Using a coarser R spacing does make the fits faster. In fact,
feffit (the program) does NOT use N_fft = 2048 when doing the
fits -- it uses either 256, 512, 1024, or 2048 depending on the
data k-range. This does indeed speed up the fits (for all
output arrays, N_fft=2048 is used to make the plots prettier).
Long ago (when computers ran on diesel), N_fft=128 was also
allowed, but this was not reliable because there was a good
chance of getting stuck in a 'false minima' with data that
sparsely spaced in R. I've seen such false minima happen a few
times, and took out the option of using N_fft = 128.

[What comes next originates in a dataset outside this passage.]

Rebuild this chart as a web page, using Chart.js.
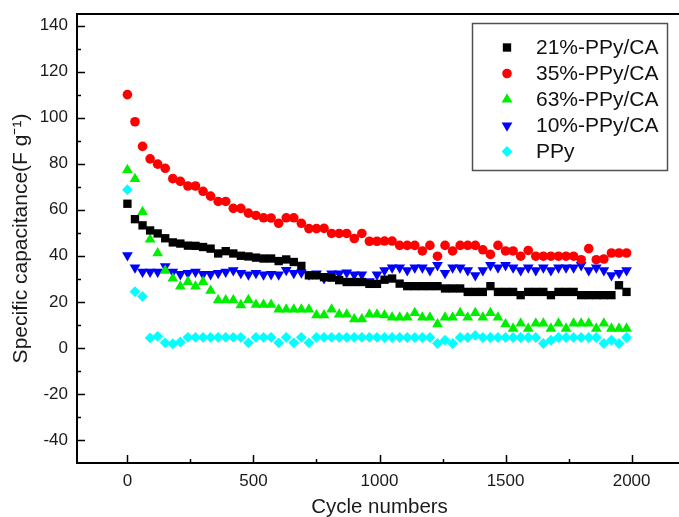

Because it's painful to constantly switch N_fft, ifeffit
currently uses kgrid=0.05 and N_fft = 2048 throughout. I have
started working toward having these be changeable at will
inside the program, but this still causes a few problems at the
moment.
Anyway, I wouldn't say that using zero padding and a large
N_fft is really cheating much. It's really just oversampling
the data. An FT is linear, so zero-padding does not change
your data (much), but just convolves the 'independent data
points' with Gaussian functions.
Finally, zero-padding does change your data some because it
means that you are asserting that chi(k)=0 for k>kmax. A
better approach would be to pad with random noise at a level
consistent with your data. This could be done, I suppose, but
has not been done yet.
Hope that helps,
--Matt